TASK OBJECTIVE:
Transcribe the listing that follows in full, omitting pictures.

DATASET EXCERPT:
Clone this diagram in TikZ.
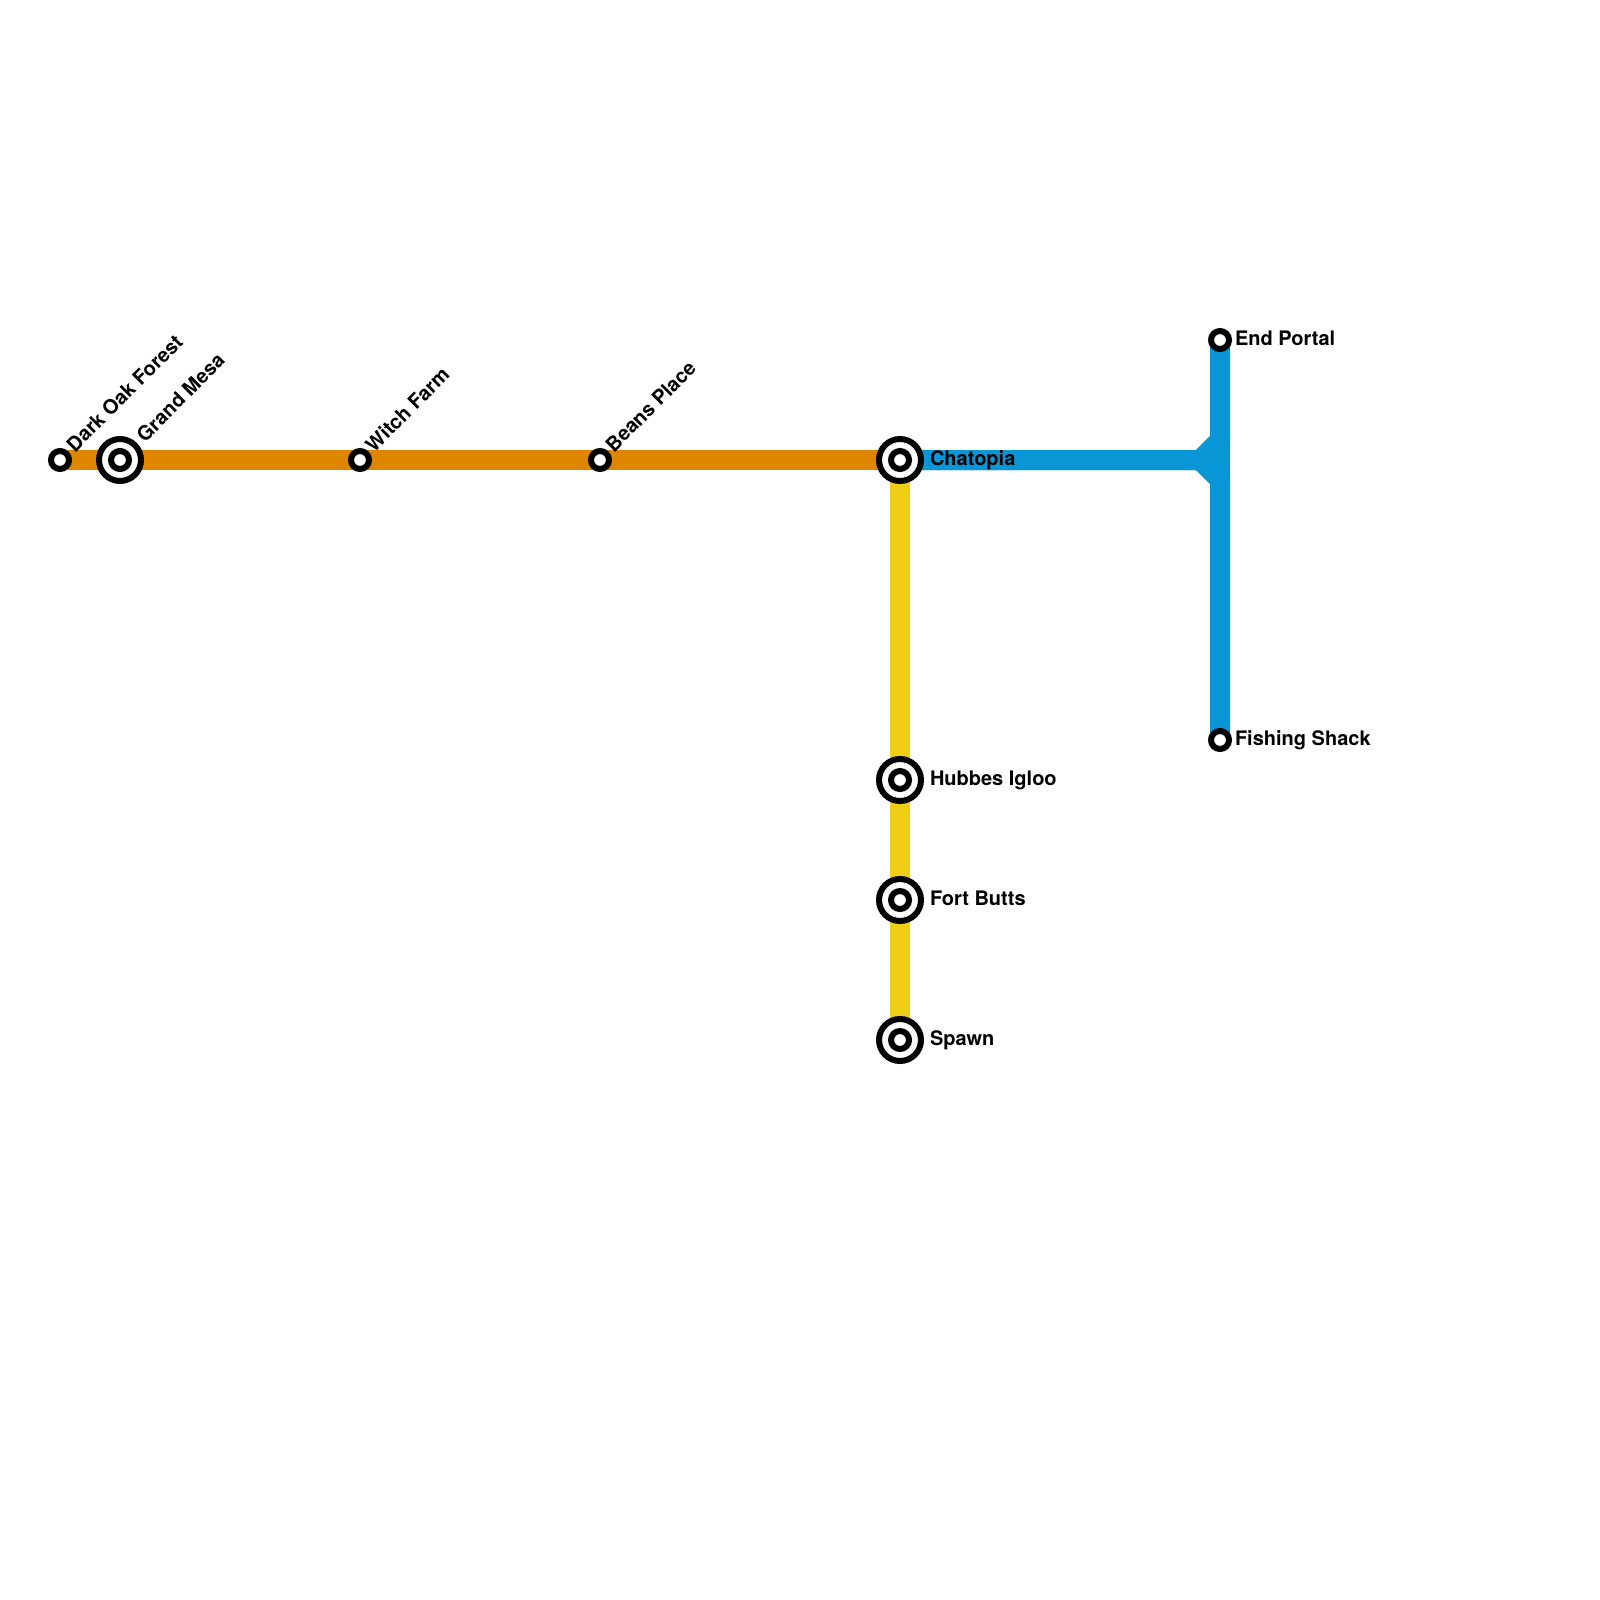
\documentclass[tikz,border=0pt]{standalone}
\usepackage{fontspec}
\setmainfont{TeX Gyre Heros}
\definecolor{lineorange}{HTML}{DF8600}
\definecolor{lineblue}{HTML}{0896D7}
\definecolor{lineyellow}{HTML}{F0CE15}
\tikzset{
  metro/.style={line width=20pt,line join=miter,miter limit=10,line cap=butt},
  ring/.style={circle,draw=black,fill=white,line width=6pt,inner sep=0pt,outer sep=0pt,minimum size=18pt},
  bigring/.style={circle,draw=black,fill=white,line width=6pt,inner sep=0pt,outer sep=0pt,minimum size=42pt},
  lab/.style={font=\bfseries\fontsize{20pt}{24pt}\selectfont,inner sep=0pt,outer sep=0pt,text=black},
  rlab/.style={lab,anchor=base west},
  dlab/.style={lab,anchor=base west,rotate=45}
}
\begin{document}
\begin{tikzpicture}[x=1pt,y=-1pt]
\useasboundingbox (0,0) rectangle (1600,1600);
\coordinate (dof) at (60,460);
\coordinate (gm) at (120,460);
\coordinate (wf) at (360,460);
\coordinate (bp) at (600,460);
\coordinate (ch) at (900,460);
\coordinate (hi) at (900,780);
\coordinate (fb) at (900,900);
\coordinate (sp) at (900,1040);
\coordinate (ep) at (1220,340);
\coordinate (fs) at (1220,740);
\coordinate (ja) at (1200,460);
\coordinate (jb) at (1220,440);
\coordinate (jc) at (1220,480);
\draw[metro,lineyellow] (ch) -- (hi) -- (fb) -- (sp);
\draw[metro,lineblue] (ch) -- (ja) -- (jb) -- (ep);
\draw[metro,lineblue] (ch) -- (ja) -- (jc) -- (fs);
\draw[metro,lineblue] (jb) -- (jc);
\draw[metro,lineorange] (dof) -- (gm) -- (wf) -- (bp) -- (ch);
\node[ring] (sdof) at (dof) {};
\node[bigring] (sgmo) at (gm) {};
\node[ring] (sgmi) at (gm) {};
\node[ring] (swf) at (wf) {};
\node[ring] (sbp) at (bp) {};
\node[bigring] (scho) at (ch) {};
\node[ring] (schi) at (ch) {};
\node[bigring] (shio) at (hi) {};
\node[ring] (shii) at (hi) {};
\node[bigring] (sfbo) at (fb) {};
\node[ring] (sfbi) at (fb) {};
\node[bigring] (sspo) at (sp) {};
\node[ring] (sspi) at (sp) {};
\node[ring] (sep) at (ep) {};
\node[ring] (sfs) at (fs) {};
\node[dlab] (ldof) at (75,453) {Dark Oak Forest};
\node[dlab] (lgm) at (145,443) {Grand Mesa};
\node[dlab] (lwf) at (374,453) {Witch Farm};
\node[dlab] (lbp) at (614,453) {Beans Place};
\node[rlab] (lch) at (930,465) {Chatopia};
\node[rlab] (lhi) at (930,785) {Hubbes Igloo};
\node[rlab] (lfb) at (930,905) {Fort Butts};
\node[rlab] (lsp) at (930,1045) {Spawn};
\node[rlab] (lep) at (1235,345) {End Portal};
\node[rlab] (lfs) at (1235,745) {Fishing Shack};
\end{tikzpicture}
\end{document}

RESPONSE BELOW:
Clone this diagram in TikZ.
\documentclass[tikz,border=0pt]{standalone}
\usepackage{fontspec}
\setmainfont{TeX Gyre Heros}
\definecolor{lineorange}{HTML}{DF8600}
\definecolor{lineblue}{HTML}{0896D7}
\definecolor{lineyellow}{HTML}{F0CE15}
\tikzset{
  metro/.style={line width=20pt,line join=miter,miter limit=10,line cap=butt},
  ring/.style={circle,draw=black,fill=white,line width=6pt,inner sep=0pt,outer sep=0pt,minimum size=18pt},
  bigring/.style={circle,draw=black,fill=white,line width=6pt,inner sep=0pt,outer sep=0pt,minimum size=42pt},
  lab/.style={font=\bfseries\fontsize{20pt}{24pt}\selectfont,inner sep=0pt,outer sep=0pt,text=black},
  rlab/.style={lab,anchor=base west},
  dlab/.style={lab,anchor=base west,rotate=45}
}
\begin{document}
\begin{tikzpicture}[x=1pt,y=-1pt]
\useasboundingbox (0,0) rectangle (1600,1600);
\coordinate (dof) at (60,460);
\coordinate (gm) at (120,460);
\coordinate (wf) at (360,460);
\coordinate (bp) at (600,460);
\coordinate (ch) at (900,460);
\coordinate (hi) at (900,780);
\coordinate (fb) at (900,900);
\coordinate (sp) at (900,1040);
\coordinate (ep) at (1220,340);
\coordinate (fs) at (1220,740);
\coordinate (ja) at (1200,460);
\coordinate (jb) at (1220,440);
\coordinate (jc) at (1220,480);
\draw[metro,lineyellow] (ch) -- (hi) -- (fb) -- (sp);
\draw[metro,lineblue] (ch) -- (ja) -- (jb) -- (ep);
\draw[metro,lineblue] (ch) -- (ja) -- (jc) -- (fs);
\draw[metro,lineblue] (jb) -- (jc);
\draw[metro,lineorange] (dof) -- (gm) -- (wf) -- (bp) -- (ch);
\node[ring] (sdof) at (dof) {};
\node[bigring] (sgmo) at (gm) {};
\node[ring] (sgmi) at (gm) {};
\node[ring] (swf) at (wf) {};
\node[ring] (sbp) at (bp) {};
\node[bigring] (scho) at (ch) {};
\node[ring] (schi) at (ch) {};
\node[bigring] (shio) at (hi) {};
\node[ring] (shii) at (hi) {};
\node[bigring] (sfbo) at (fb) {};
\node[ring] (sfbi) at (fb) {};
\node[bigring] (sspo) at (sp) {};
\node[ring] (sspi) at (sp) {};
\node[ring] (sep) at (ep) {};
\node[ring] (sfs) at (fs) {};
\node[dlab] (ldof) at (75,453) {Dark Oak Forest};
\node[dlab] (lgm) at (145,443) {Grand Mesa};
\node[dlab] (lwf) at (374,453) {Witch Farm};
\node[dlab] (lbp) at (614,453) {Beans Place};
\node[rlab] (lch) at (930,465) {Chatopia};
\node[rlab] (lhi) at (930,785) {Hubbes Igloo};
\node[rlab] (lfb) at (930,905) {Fort Butts};
\node[rlab] (lsp) at (930,1045) {Spawn};
\node[rlab] (lep) at (1235,345) {End Portal};
\node[rlab] (lfs) at (1235,745) {Fishing Shack};
\end{tikzpicture}
\end{document}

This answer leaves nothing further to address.